SOURCE DATA:
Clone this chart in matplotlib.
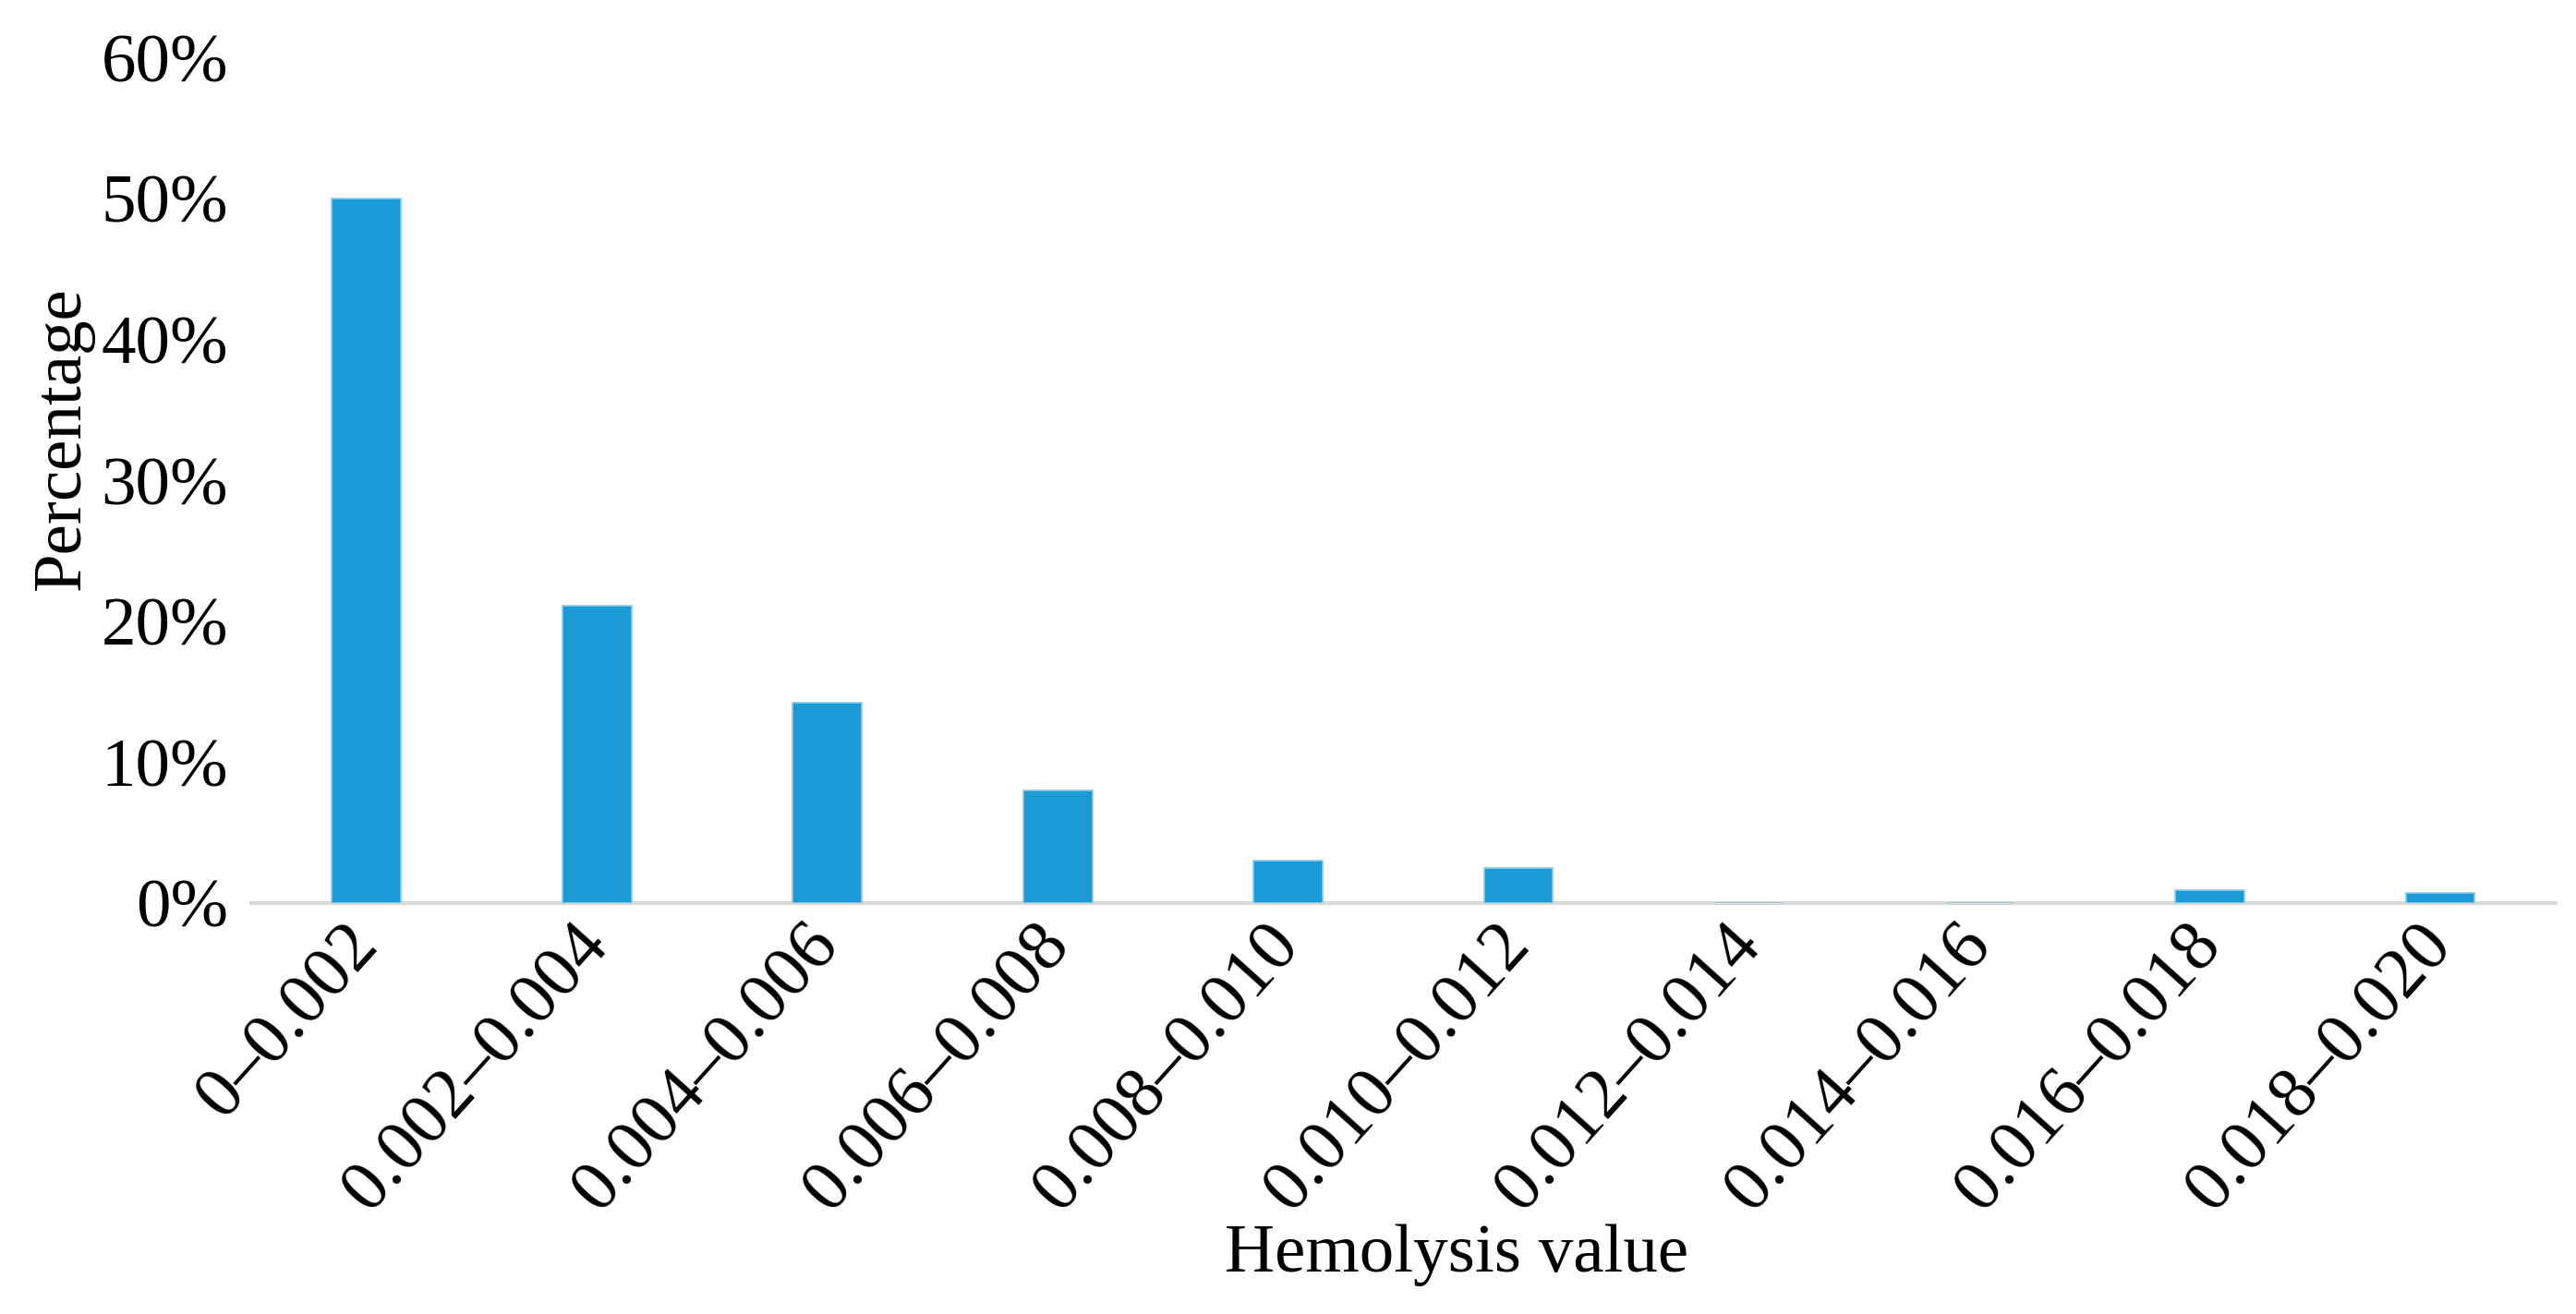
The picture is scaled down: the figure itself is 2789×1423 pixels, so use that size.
import matplotlib as mpl
mpl.use("Agg")
import matplotlib.pyplot as plt
from matplotlib.ticker import FuncFormatter
from matplotlib.transforms import ScaledTranslation

# hemolysis value bins and share of samples (%)
CATEGORIES = [
    "0–0.002", "0.002–0.004", "0.004–0.006", "0.006–0.008", "0.008–0.010",
    "0.010–0.012", "0.012–0.014", "0.014–0.016", "0.016–0.018", "0.018–0.020",
]
PERCENT = [50.0, 21.1, 14.2, 8.0, 3.0, 2.5, 0.0, 0.0, 0.9, 0.7]
Y_TICKS = [0, 10, 20, 30, 40, 50, 60]

BAR_COLOR = "#1B9AD6"
FONT = ["Liberation Serif", "DejaVu Serif"]

mpl.rcParams.update({
    "font.family": FONT,
    "font.size": 54,
})

fig = plt.figure(figsize=(27.89, 14.23), dpi=100, facecolor="white")
ax = fig.add_axes([0.0975, 0.3127, 0.8945, 0.6433])

x = list(range(len(CATEGORIES)))
ax.bar(x, PERCENT, width=0.3, color=BAR_COLOR, edgecolor="#8CCBEB",
       linewidth=1.2, zorder=3)

ax.set_xlim(-0.5, len(CATEGORIES) - 0.5)
ax.set_ylim(0, 60)
ax.set_yticks(Y_TICKS)
ax.yaxis.set_major_formatter(FuncFormatter(lambda v, _: "%d%%" % v))
ax.set_xticks(x)
ax.set_xticklabels(CATEGORIES, rotation=48, ha="right", va="center",
                   rotation_mode="anchor", fontsize=56)
shift = ScaledTranslation(0.52, 0.0, fig.dpi_scale_trans)
for lbl in ax.get_xticklabels():
    lbl.set_transform(lbl.get_transform() + shift)

for side in ("top", "right", "left"):
    ax.spines[side].set_visible(False)
ax.spines["bottom"].set_color("#D9D9D9")
ax.spines["bottom"].set_linewidth(3)
ax.tick_params(axis="both", length=0)
ax.tick_params(axis="y", pad=18)
ax.tick_params(axis="x", pad=24)

ax.set_ylabel("Percentage", fontsize=54)
ax.yaxis.set_label_coords(-0.068, 0.55)

fig.text(0.5655, 0.045, "Hemolysis value", ha="center", va="center",
         fontsize=54)

fig.savefig("out.png", dpi=100, facecolor="white")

TASK: Begin at the first line of the material and copy each line exactly through the one containing "ax.yaxis.set_label_coords(-0.068, 0.55)". Omit pictures.

EXERCISE SOLUTION:
Clone this chart in matplotlib.
The picture is scaled down: the figure itself is 2789×1423 pixels, so use that size.
import matplotlib as mpl
mpl.use("Agg")
import matplotlib.pyplot as plt
from matplotlib.ticker import FuncFormatter
from matplotlib.transforms import ScaledTranslation

# hemolysis value bins and share of samples (%)
CATEGORIES = [
    "0–0.002", "0.002–0.004", "0.004–0.006", "0.006–0.008", "0.008–0.010",
    "0.010–0.012", "0.012–0.014", "0.014–0.016", "0.016–0.018", "0.018–0.020",
]
PERCENT = [50.0, 21.1, 14.2, 8.0, 3.0, 2.5, 0.0, 0.0, 0.9, 0.7]
Y_TICKS = [0, 10, 20, 30, 40, 50, 60]

BAR_COLOR = "#1B9AD6"
FONT = ["Liberation Serif", "DejaVu Serif"]

mpl.rcParams.update({
    "font.family": FONT,
    "font.size": 54,
})

fig = plt.figure(figsize=(27.89, 14.23), dpi=100, facecolor="white")
ax = fig.add_axes([0.0975, 0.3127, 0.8945, 0.6433])

x = list(range(len(CATEGORIES)))
ax.bar(x, PERCENT, width=0.3, color=BAR_COLOR, edgecolor="#8CCBEB",
       linewidth=1.2, zorder=3)

ax.set_xlim(-0.5, len(CATEGORIES) - 0.5)
ax.set_ylim(0, 60)
ax.set_yticks(Y_TICKS)
ax.yaxis.set_major_formatter(FuncFormatter(lambda v, _: "%d%%" % v))
ax.set_xticks(x)
ax.set_xticklabels(CATEGORIES, rotation=48, ha="right", va="center",
                   rotation_mode="anchor", fontsize=56)
shift = ScaledTranslation(0.52, 0.0, fig.dpi_scale_trans)
for lbl in ax.get_xticklabels():
    lbl.set_transform(lbl.get_transform() + shift)

for side in ("top", "right", "left"):
    ax.spines[side].set_visible(False)
ax.spines["bottom"].set_color("#D9D9D9")
ax.spines["bottom"].set_linewidth(3)
ax.tick_params(axis="both", length=0)
ax.tick_params(axis="y", pad=18)
ax.tick_params(axis="x", pad=24)

ax.set_ylabel("Percentage", fontsize=54)
ax.yaxis.set_label_coords(-0.068, 0.55)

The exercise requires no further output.